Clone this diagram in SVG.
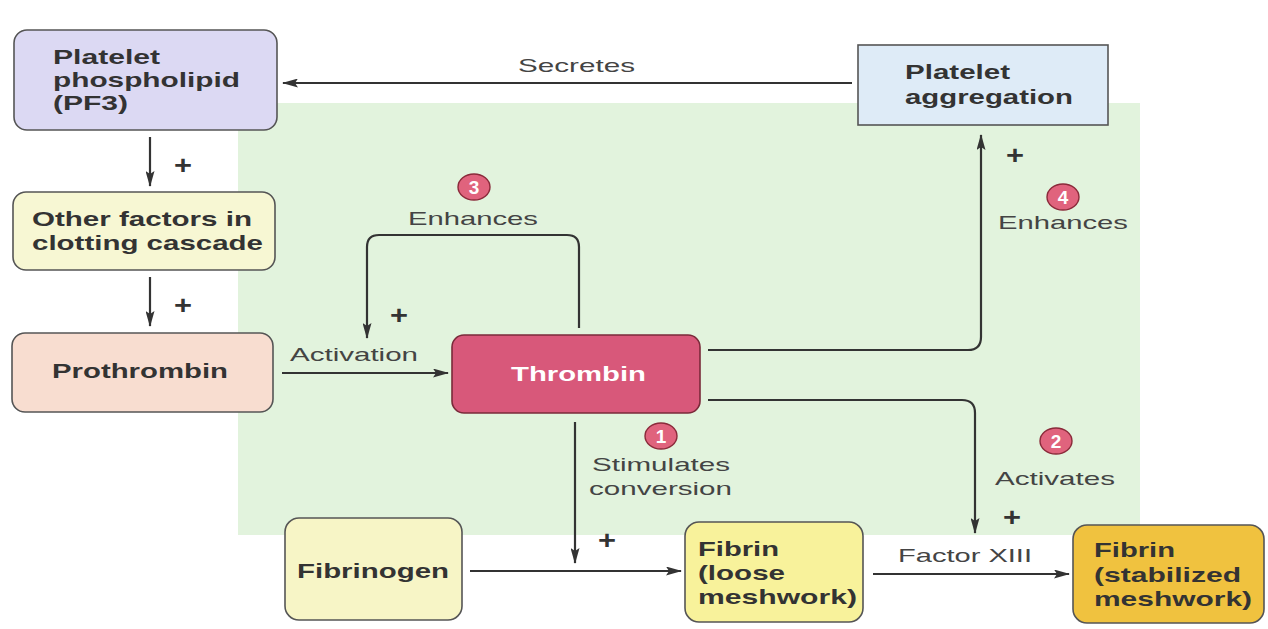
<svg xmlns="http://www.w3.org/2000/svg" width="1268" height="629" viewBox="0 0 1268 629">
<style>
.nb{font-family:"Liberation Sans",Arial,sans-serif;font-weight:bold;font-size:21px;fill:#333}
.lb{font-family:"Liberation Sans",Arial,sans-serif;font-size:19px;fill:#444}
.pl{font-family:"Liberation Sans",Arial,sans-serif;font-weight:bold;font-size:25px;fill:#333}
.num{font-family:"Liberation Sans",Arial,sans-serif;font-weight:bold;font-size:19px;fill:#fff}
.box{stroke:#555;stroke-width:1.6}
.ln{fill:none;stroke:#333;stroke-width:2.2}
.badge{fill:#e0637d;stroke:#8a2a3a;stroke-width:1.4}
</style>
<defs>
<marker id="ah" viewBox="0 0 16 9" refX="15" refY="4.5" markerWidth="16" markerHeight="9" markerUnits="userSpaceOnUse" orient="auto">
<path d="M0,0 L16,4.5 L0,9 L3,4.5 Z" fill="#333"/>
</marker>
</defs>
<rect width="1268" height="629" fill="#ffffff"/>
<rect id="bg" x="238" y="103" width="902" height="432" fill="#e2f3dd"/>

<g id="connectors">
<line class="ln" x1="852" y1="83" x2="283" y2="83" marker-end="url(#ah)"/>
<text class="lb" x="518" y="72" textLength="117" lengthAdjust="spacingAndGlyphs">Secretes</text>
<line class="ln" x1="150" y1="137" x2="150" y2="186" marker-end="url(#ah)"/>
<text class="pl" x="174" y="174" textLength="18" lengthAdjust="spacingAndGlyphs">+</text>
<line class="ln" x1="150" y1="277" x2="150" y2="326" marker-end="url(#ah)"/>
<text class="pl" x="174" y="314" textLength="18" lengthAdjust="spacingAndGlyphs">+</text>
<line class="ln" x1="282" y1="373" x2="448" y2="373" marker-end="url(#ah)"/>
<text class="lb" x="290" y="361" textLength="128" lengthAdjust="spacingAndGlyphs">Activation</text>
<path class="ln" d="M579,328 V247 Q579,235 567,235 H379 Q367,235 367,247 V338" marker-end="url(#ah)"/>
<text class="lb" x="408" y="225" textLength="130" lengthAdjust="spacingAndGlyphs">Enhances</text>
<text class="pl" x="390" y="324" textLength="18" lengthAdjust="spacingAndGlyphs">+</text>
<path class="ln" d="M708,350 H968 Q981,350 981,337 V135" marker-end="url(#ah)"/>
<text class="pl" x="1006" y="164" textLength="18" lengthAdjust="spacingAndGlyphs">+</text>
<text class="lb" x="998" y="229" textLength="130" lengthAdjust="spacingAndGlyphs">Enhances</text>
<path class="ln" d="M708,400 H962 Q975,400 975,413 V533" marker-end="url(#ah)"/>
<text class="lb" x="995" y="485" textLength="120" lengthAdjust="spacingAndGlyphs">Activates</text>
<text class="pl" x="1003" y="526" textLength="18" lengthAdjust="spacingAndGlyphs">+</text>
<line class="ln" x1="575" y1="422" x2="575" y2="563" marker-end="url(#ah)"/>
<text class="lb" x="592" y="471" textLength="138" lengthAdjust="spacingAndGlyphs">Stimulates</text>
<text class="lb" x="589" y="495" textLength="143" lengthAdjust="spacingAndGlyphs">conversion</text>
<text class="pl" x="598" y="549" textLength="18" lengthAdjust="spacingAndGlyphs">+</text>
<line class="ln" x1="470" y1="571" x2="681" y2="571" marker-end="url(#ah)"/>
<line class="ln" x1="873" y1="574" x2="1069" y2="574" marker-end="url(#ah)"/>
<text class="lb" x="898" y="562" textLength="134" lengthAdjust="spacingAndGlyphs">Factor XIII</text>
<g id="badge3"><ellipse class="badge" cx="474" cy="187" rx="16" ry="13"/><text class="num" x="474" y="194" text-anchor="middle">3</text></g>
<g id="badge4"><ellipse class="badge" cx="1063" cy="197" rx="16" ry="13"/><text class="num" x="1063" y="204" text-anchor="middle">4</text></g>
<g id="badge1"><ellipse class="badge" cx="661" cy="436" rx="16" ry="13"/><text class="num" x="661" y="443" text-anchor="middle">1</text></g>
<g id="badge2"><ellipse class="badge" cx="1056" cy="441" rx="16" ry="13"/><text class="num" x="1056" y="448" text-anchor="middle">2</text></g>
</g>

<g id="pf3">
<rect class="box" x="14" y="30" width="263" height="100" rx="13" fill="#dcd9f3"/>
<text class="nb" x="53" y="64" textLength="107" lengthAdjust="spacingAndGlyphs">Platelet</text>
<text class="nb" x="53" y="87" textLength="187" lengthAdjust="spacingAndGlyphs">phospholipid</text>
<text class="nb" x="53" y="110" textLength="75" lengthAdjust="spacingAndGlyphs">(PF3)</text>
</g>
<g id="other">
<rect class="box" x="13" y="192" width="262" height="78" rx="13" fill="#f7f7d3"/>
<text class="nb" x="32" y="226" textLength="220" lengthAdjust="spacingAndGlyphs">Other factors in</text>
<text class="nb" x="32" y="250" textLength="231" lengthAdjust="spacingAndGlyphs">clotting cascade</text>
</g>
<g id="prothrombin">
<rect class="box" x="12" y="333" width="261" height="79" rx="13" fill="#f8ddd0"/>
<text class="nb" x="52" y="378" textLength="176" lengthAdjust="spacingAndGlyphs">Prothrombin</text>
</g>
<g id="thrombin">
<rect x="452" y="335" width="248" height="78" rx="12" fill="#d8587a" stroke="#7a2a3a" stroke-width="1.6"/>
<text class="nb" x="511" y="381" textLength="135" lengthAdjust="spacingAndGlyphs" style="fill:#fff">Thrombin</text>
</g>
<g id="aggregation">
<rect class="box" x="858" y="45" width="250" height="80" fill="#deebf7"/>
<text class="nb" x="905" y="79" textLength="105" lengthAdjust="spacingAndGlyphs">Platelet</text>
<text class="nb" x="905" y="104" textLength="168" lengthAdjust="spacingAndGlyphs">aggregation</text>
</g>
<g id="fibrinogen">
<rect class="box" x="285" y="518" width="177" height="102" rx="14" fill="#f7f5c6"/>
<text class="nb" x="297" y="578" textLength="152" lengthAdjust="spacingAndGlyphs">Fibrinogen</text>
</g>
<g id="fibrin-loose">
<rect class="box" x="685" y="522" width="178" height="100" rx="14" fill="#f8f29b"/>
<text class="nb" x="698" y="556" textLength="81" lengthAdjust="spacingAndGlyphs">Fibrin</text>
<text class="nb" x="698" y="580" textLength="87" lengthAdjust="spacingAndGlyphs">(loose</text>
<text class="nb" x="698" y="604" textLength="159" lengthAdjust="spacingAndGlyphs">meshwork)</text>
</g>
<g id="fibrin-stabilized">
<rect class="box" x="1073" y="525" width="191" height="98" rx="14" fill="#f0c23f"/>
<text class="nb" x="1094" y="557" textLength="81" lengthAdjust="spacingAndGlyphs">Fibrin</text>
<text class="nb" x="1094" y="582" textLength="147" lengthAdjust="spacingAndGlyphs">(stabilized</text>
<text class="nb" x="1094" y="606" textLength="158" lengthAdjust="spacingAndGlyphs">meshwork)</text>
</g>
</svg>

··········

## Short problem
Give back the whole listing as it stands, minus its pictures.

## Reply
Clone this diagram in SVG.
<svg xmlns="http://www.w3.org/2000/svg" width="1268" height="629" viewBox="0 0 1268 629">
<style>
.nb{font-family:"Liberation Sans",Arial,sans-serif;font-weight:bold;font-size:21px;fill:#333}
.lb{font-family:"Liberation Sans",Arial,sans-serif;font-size:19px;fill:#444}
.pl{font-family:"Liberation Sans",Arial,sans-serif;font-weight:bold;font-size:25px;fill:#333}
.num{font-family:"Liberation Sans",Arial,sans-serif;font-weight:bold;font-size:19px;fill:#fff}
.box{stroke:#555;stroke-width:1.6}
.ln{fill:none;stroke:#333;stroke-width:2.2}
.badge{fill:#e0637d;stroke:#8a2a3a;stroke-width:1.4}
</style>
<defs>
<marker id="ah" viewBox="0 0 16 9" refX="15" refY="4.5" markerWidth="16" markerHeight="9" markerUnits="userSpaceOnUse" orient="auto">
<path d="M0,0 L16,4.5 L0,9 L3,4.5 Z" fill="#333"/>
</marker>
</defs>
<rect width="1268" height="629" fill="#ffffff"/>
<rect id="bg" x="238" y="103" width="902" height="432" fill="#e2f3dd"/>

<g id="connectors">
<line class="ln" x1="852" y1="83" x2="283" y2="83" marker-end="url(#ah)"/>
<text class="lb" x="518" y="72" textLength="117" lengthAdjust="spacingAndGlyphs">Secretes</text>
<line class="ln" x1="150" y1="137" x2="150" y2="186" marker-end="url(#ah)"/>
<text class="pl" x="174" y="174" textLength="18" lengthAdjust="spacingAndGlyphs">+</text>
<line class="ln" x1="150" y1="277" x2="150" y2="326" marker-end="url(#ah)"/>
<text class="pl" x="174" y="314" textLength="18" lengthAdjust="spacingAndGlyphs">+</text>
<line class="ln" x1="282" y1="373" x2="448" y2="373" marker-end="url(#ah)"/>
<text class="lb" x="290" y="361" textLength="128" lengthAdjust="spacingAndGlyphs">Activation</text>
<path class="ln" d="M579,328 V247 Q579,235 567,235 H379 Q367,235 367,247 V338" marker-end="url(#ah)"/>
<text class="lb" x="408" y="225" textLength="130" lengthAdjust="spacingAndGlyphs">Enhances</text>
<text class="pl" x="390" y="324" textLength="18" lengthAdjust="spacingAndGlyphs">+</text>
<path class="ln" d="M708,350 H968 Q981,350 981,337 V135" marker-end="url(#ah)"/>
<text class="pl" x="1006" y="164" textLength="18" lengthAdjust="spacingAndGlyphs">+</text>
<text class="lb" x="998" y="229" textLength="130" lengthAdjust="spacingAndGlyphs">Enhances</text>
<path class="ln" d="M708,400 H962 Q975,400 975,413 V533" marker-end="url(#ah)"/>
<text class="lb" x="995" y="485" textLength="120" lengthAdjust="spacingAndGlyphs">Activates</text>
<text class="pl" x="1003" y="526" textLength="18" lengthAdjust="spacingAndGlyphs">+</text>
<line class="ln" x1="575" y1="422" x2="575" y2="563" marker-end="url(#ah)"/>
<text class="lb" x="592" y="471" textLength="138" lengthAdjust="spacingAndGlyphs">Stimulates</text>
<text class="lb" x="589" y="495" textLength="143" lengthAdjust="spacingAndGlyphs">conversion</text>
<text class="pl" x="598" y="549" textLength="18" lengthAdjust="spacingAndGlyphs">+</text>
<line class="ln" x1="470" y1="571" x2="681" y2="571" marker-end="url(#ah)"/>
<line class="ln" x1="873" y1="574" x2="1069" y2="574" marker-end="url(#ah)"/>
<text class="lb" x="898" y="562" textLength="134" lengthAdjust="spacingAndGlyphs">Factor XIII</text>
<g id="badge3"><ellipse class="badge" cx="474" cy="187" rx="16" ry="13"/><text class="num" x="474" y="194" text-anchor="middle">3</text></g>
<g id="badge4"><ellipse class="badge" cx="1063" cy="197" rx="16" ry="13"/><text class="num" x="1063" y="204" text-anchor="middle">4</text></g>
<g id="badge1"><ellipse class="badge" cx="661" cy="436" rx="16" ry="13"/><text class="num" x="661" y="443" text-anchor="middle">1</text></g>
<g id="badge2"><ellipse class="badge" cx="1056" cy="441" rx="16" ry="13"/><text class="num" x="1056" y="448" text-anchor="middle">2</text></g>
</g>

<g id="pf3">
<rect class="box" x="14" y="30" width="263" height="100" rx="13" fill="#dcd9f3"/>
<text class="nb" x="53" y="64" textLength="107" lengthAdjust="spacingAndGlyphs">Platelet</text>
<text class="nb" x="53" y="87" textLength="187" lengthAdjust="spacingAndGlyphs">phospholipid</text>
<text class="nb" x="53" y="110" textLength="75" lengthAdjust="spacingAndGlyphs">(PF3)</text>
</g>
<g id="other">
<rect class="box" x="13" y="192" width="262" height="78" rx="13" fill="#f7f7d3"/>
<text class="nb" x="32" y="226" textLength="220" lengthAdjust="spacingAndGlyphs">Other factors in</text>
<text class="nb" x="32" y="250" textLength="231" lengthAdjust="spacingAndGlyphs">clotting cascade</text>
</g>
<g id="prothrombin">
<rect class="box" x="12" y="333" width="261" height="79" rx="13" fill="#f8ddd0"/>
<text class="nb" x="52" y="378" textLength="176" lengthAdjust="spacingAndGlyphs">Prothrombin</text>
</g>
<g id="thrombin">
<rect x="452" y="335" width="248" height="78" rx="12" fill="#d8587a" stroke="#7a2a3a" stroke-width="1.6"/>
<text class="nb" x="511" y="381" textLength="135" lengthAdjust="spacingAndGlyphs" style="fill:#fff">Thrombin</text>
</g>
<g id="aggregation">
<rect class="box" x="858" y="45" width="250" height="80" fill="#deebf7"/>
<text class="nb" x="905" y="79" textLength="105" lengthAdjust="spacingAndGlyphs">Platelet</text>
<text class="nb" x="905" y="104" textLength="168" lengthAdjust="spacingAndGlyphs">aggregation</text>
</g>
<g id="fibrinogen">
<rect class="box" x="285" y="518" width="177" height="102" rx="14" fill="#f7f5c6"/>
<text class="nb" x="297" y="578" textLength="152" lengthAdjust="spacingAndGlyphs">Fibrinogen</text>
</g>
<g id="fibrin-loose">
<rect class="box" x="685" y="522" width="178" height="100" rx="14" fill="#f8f29b"/>
<text class="nb" x="698" y="556" textLength="81" lengthAdjust="spacingAndGlyphs">Fibrin</text>
<text class="nb" x="698" y="580" textLength="87" lengthAdjust="spacingAndGlyphs">(loose</text>
<text class="nb" x="698" y="604" textLength="159" lengthAdjust="spacingAndGlyphs">meshwork)</text>
</g>
<g id="fibrin-stabilized">
<rect class="box" x="1073" y="525" width="191" height="98" rx="14" fill="#f0c23f"/>
<text class="nb" x="1094" y="557" textLength="81" lengthAdjust="spacingAndGlyphs">Fibrin</text>
<text class="nb" x="1094" y="582" textLength="147" lengthAdjust="spacingAndGlyphs">(stabilized</text>
<text class="nb" x="1094" y="606" textLength="158" lengthAdjust="spacingAndGlyphs">meshwork)</text>
</g>
</svg>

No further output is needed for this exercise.